Monday, June 4, 2012

static and sound

We're tired as she gives me a ride home, and I've turned down a movie-and-dinner because I'm just too tired, but I take a walk and think briefly about doing something creative but end up reading for awhile, drinking some tea, and falling asleep on the couch at 9:30. Such is the swinging Clevelandian lifestyle.
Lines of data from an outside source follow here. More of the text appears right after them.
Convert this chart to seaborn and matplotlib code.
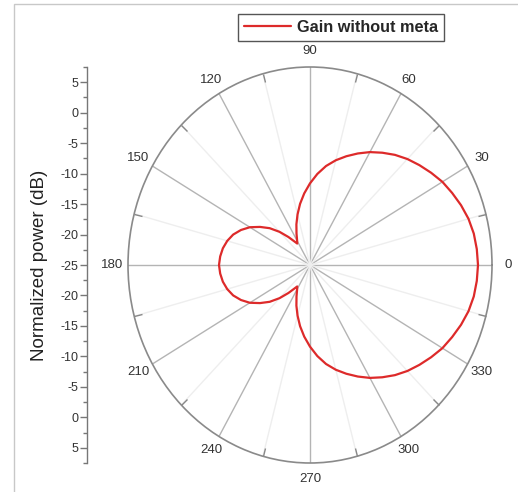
import numpy as np
import pandas as pd
import matplotlib
matplotlib.use("Agg")
import matplotlib.pyplot as plt
import seaborn as sns
from matplotlib.patches import Rectangle

# ---------------- data ----------------
angles_deg = [0, 5, 10, 15, 20, 25, 30, 35, 40, 45, 50, 55, 60, 65, 70, 75, 80, 85, 90,
              95, 100, 105, 110, 115, 120, 123, 125, 130, 135, 140, 145, 150, 155, 160,
              165, 170, 175, 180,
              185, 190, 195, 200, 205, 210, 215, 220, 225, 230, 235, 237, 240, 245, 250,
              255, 260, 265, 270, 275, 280, 285, 290, 295, 300, 305, 310, 315, 320, 325,
              330, 335, 340, 345, 350, 355, 360]
gain_db = [5.0, 4.9, 4.7, 4.3, 3.7, 3.0, 2.3, 1.4, 0.5, -0.4, -1.4, -2.5, -3.6, -4.8, -6.0,
           -7.2, -8.5, -10.0, -11.6,
           -13.2, -14.8, -16.4, -17.9, -19.3, -20.4, -20.8, -20.4, -19.0, -17.3, -15.6,
           -14.1, -12.6, -11.4, -10.4, -9.7, -9.2, -8.9, -8.75,
           -8.9, -9.2, -9.7, -10.4, -11.4, -12.6, -14.1, -15.6, -17.3, -19.0, -20.4, -20.8,
           -20.4, -19.3, -17.9, -16.4, -14.8, -13.2, -11.6, -10.0, -8.5, -7.2, -6.0, -4.8,
           -3.6, -2.5, -1.4, -0.4, 0.5, 1.4, 2.3, 3.0, 3.7, 4.3, 4.7, 4.9, 5.0]
series_label = "Gain without meta"
theta_ticks = [0, 30, 60, 90, 120, 150, 180, 210, 240, 270, 300, 330]
theta_ticklabels = ["0", "30", "60", "90", "120", "150", "180", "210", "240", "270", "300", "330"]
r_min, r_max = -25, 7.5
radial_ticks = [-30, -25, -20, -15, -10, -5, 0, 5, 10, 15, 20, 25, 30]
radial_ticklabels = ["5", "0", "-5", "-10", "-15", "-20", "-25", "-20", "-15", "-10", "-5", "0", "5"]

df = pd.DataFrame({"theta": np.deg2rad(angles_deg), "gain": gain_db})

# ---------------- style ----------------
sns.set_style("white")
plt.rcParams['font.family'] = ['Liberation Sans', 'DejaVu Sans']

W, H = 518, 492
fig = plt.figure(figsize=(W / 100, H / 100), dpi=100)

# outer light frame (screenshot border)
fig.add_artist(Rectangle((14 / W, -0.05), 1.2, (H - 4) / H + 0.05, transform=fig.transFigure,
                         fill=False, edgecolor="#c8c8c8", linewidth=1.0))

# polar axes (slightly elliptical like the reference)
cx, cy, rx, ry = 310, 265, 182, 198
ax = fig.add_axes([(cx - rx) / W, (H - cy - ry) / H, 2 * rx / W, 2 * ry / H], projection="polar")
ax.set_aspect("auto")
ax.set_facecolor("none")

sns.lineplot(data=df, x="theta", y="gain", ax=ax, sort=False, estimator=None,
             color="#dd2a2a", linewidth=1.6, label=series_label)

ax.set_rlim(r_min, r_max)
ax.set_yticks([])
ax.set_xticks(np.deg2rad(theta_ticks))
ax.set_xticklabels(theta_ticklabels)
ax.set_xticks(np.deg2rad(np.arange(15, 360, 30)), minor=True)
ax.grid(which="major", axis="x", color="#b4b4b4", linewidth=1.0)
ax.grid(which="minor", axis="x", color="#eeeeee", linewidth=1.0)
ax.tick_params(axis="x", which="major", labelsize=9.5, labelcolor="#333333", pad=4.5,
               bottom=False, top=False, length=0)
ax.tick_params(axis="x", which="minor", bottom=False, top=True, direction="in", length=6,
               color="#888888", width=1)
ax.spines["polar"].set_color("#8a8a8a")
ax.spines["polar"].set_linewidth(1.2)
ax.set_xlabel("")
ax.set_ylabel("")

leg = ax.legend(loc="center", bbox_to_anchor=(341 / W, 1 - 27.5 / H),
                bbox_transform=fig.transFigure, frameon=True, fancybox=False,
                handlelength=2.9, handletextpad=0.4, borderpad=0.35,
                prop={"weight": "bold", "size": 11.7})
leg.get_frame().set_edgecolor("#555555")
leg.get_frame().set_linewidth(1.0)
leg.get_frame().set_alpha(1)

# left radial scale axis
ax2 = fig.add_axes([87 / W, (H - cy - ry) / H, 0.001, 2 * ry / H])
ax2.set_facecolor("none")
ax2.set_ylim(-(r_max - r_min), r_max - r_min)
ax2.set_xticks([])
ax2.set_yticks(radial_ticks)
ax2.set_yticklabels(radial_ticklabels)
ax2.set_yticks(np.arange(-32.5, 33, 2.5), minor=True)
for s in ["top", "right", "bottom"]:
    ax2.spines[s].set_visible(False)
ax2.spines["left"].set_color("#777777")
ax2.spines["left"].set_linewidth(1.0)
ax2.tick_params(axis="y", which="major", left=True, length=5, width=1, color="#777777",
                labelsize=9, labelcolor="#333333", pad=1)
ax2.tick_params(axis="y", which="minor", left=True, length=3, width=1, color="#777777")
ax2.set_ylabel("Normalized power (dB)", fontsize=13.5, color="#222222", labelpad=9)

fig.savefig("out.png", dpi=100)
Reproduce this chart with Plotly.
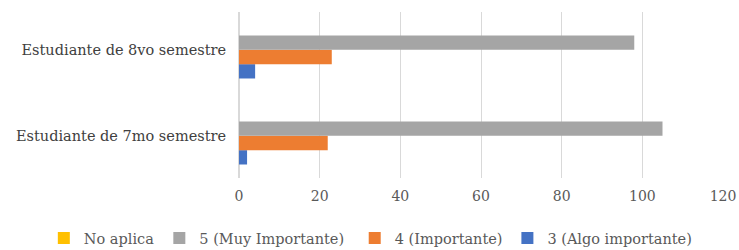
import plotly.graph_objects as go

categories = ["Estudiante de 7mo semestre", "Estudiante de 8vo semestre"]
series_names = ["No aplica", "5 (Muy Importante)", "4 (Importante)", "3 (Algo importante)"]
no_aplica = [0, 0]
muy_importante = [105, 98]
importante = [22, 23]
algo_importante = [2, 4]
colors = ["#FFC000", "#A5A5A5", "#ED7D31", "#4472C4"]
x_ticks = [0, 20, 40, 60, 80, 100, 120]

values = [no_aplica, muy_importante, importante, algo_importante]
legend_ids = ["legend", "legend2", "legend3", "legend4"]
legend_x = [0.0593, 0.2156, 0.48, 0.6866]
FONT = "DejaVu Serif"

fig = go.Figure()
# plotly places the first trace at the bottom of a horizontal group; add in reverse
for name, vals, col, lid in reversed(list(zip(series_names, values, colors, legend_ids))):
    fig.add_trace(go.Bar(y=categories, x=vals, name=name, orientation="h", legend=lid,
                         marker=dict(color=col, line=dict(width=0))))

legend_common = dict(orientation="h", xref="container", xanchor="left",
                     yref="container", y=0.048, yanchor="middle",
                     font=dict(family=FONT, size=14.5, color="#595959"),
                     itemwidth=30, bgcolor="rgba(0,0,0,0)")

fig.update_layout(
    width=739, height=250,
    margin=dict(l=239, r=16, t=12, b=72),
    barmode="group", bargap=0.334, bargroupgap=0,
    plot_bgcolor="white", paper_bgcolor="white",
    font=dict(family=FONT, size=14, color="#595959"),
    showlegend=True,
    xaxis=dict(range=[0, 120], tickvals=x_ticks, showgrid=True, gridcolor="#D9D9D9",
               gridwidth=1, zeroline=True, zerolinecolor="#D9D9D9", showline=False,
               ticks="", automargin=False, ticklabelstandoff=8,
               tickfont=dict(family=FONT, size=14, color="#595959")),
    yaxis=dict(categoryorder="array", categoryarray=categories, range=[-0.49, 1.44],
               showgrid=False, showline=False, ticks="", automargin=False,
               ticklabelstandoff=12,
               tickfont=dict(family=FONT, size=14.5, color="#404040")),
)
fig.update_layout({lid: dict(legend_common, x=lx) for lid, lx in zip(legend_ids, legend_x)})

fig.write_html("out.html", config={"displayModeBar": False},
               post_script="document.body.style.margin='0';document.body.style.overflow='hidden';")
A well-played poorly-umped softball game was a loss for the team but a gain in morale, music on Sunday morning was loud and full of life, with all those guitars and people who can sing and who get along well together. Before the congregants straggle in for the early service, we finish practicing and start messing around with samba rhythms and funk jams thanks to one of the most amazing bassists I know and a drummer with a great sense of humor who spent much of life in the southern hemisphere and can play anything, and his sisters who sing so well, and maybe it's the amazing properties of the SG, or just playing a lot more, but it glides so effortlessly beneath my hands, chicken-scratching and tremolo picking up and down the fretboard and letting the tones ring out and space for the rhythm to breathe. We sound great, and I'm euphoric.

After that we have our first band practice/hanging out time, driving down into the Flats to an old warehouse-turned-apartment building overlooking the river next to a swinger's club, and mess around with the embryonic bits of song, getting the hang of playing with each other, attempting to work through 'Gut Feeling' and realizing we're missing a chord until the neighbor switches off the Sam Cooke and decides to school us by playing it through the wall. It's not as soundproofed as it feels in there, so insulated and dark like a womb, and we play for awhile, listen to a bunch of songs by X and part ways a few hours later because there's still some day left and I've got seeds to sow and a garden to look at and I wander through Clevelandia down to the beach and to the abandoned church with my phone and a big plastic cup for mulberries. The solitude feels strangely essential. Two years after everything went wrong, it's beginning to feel right again.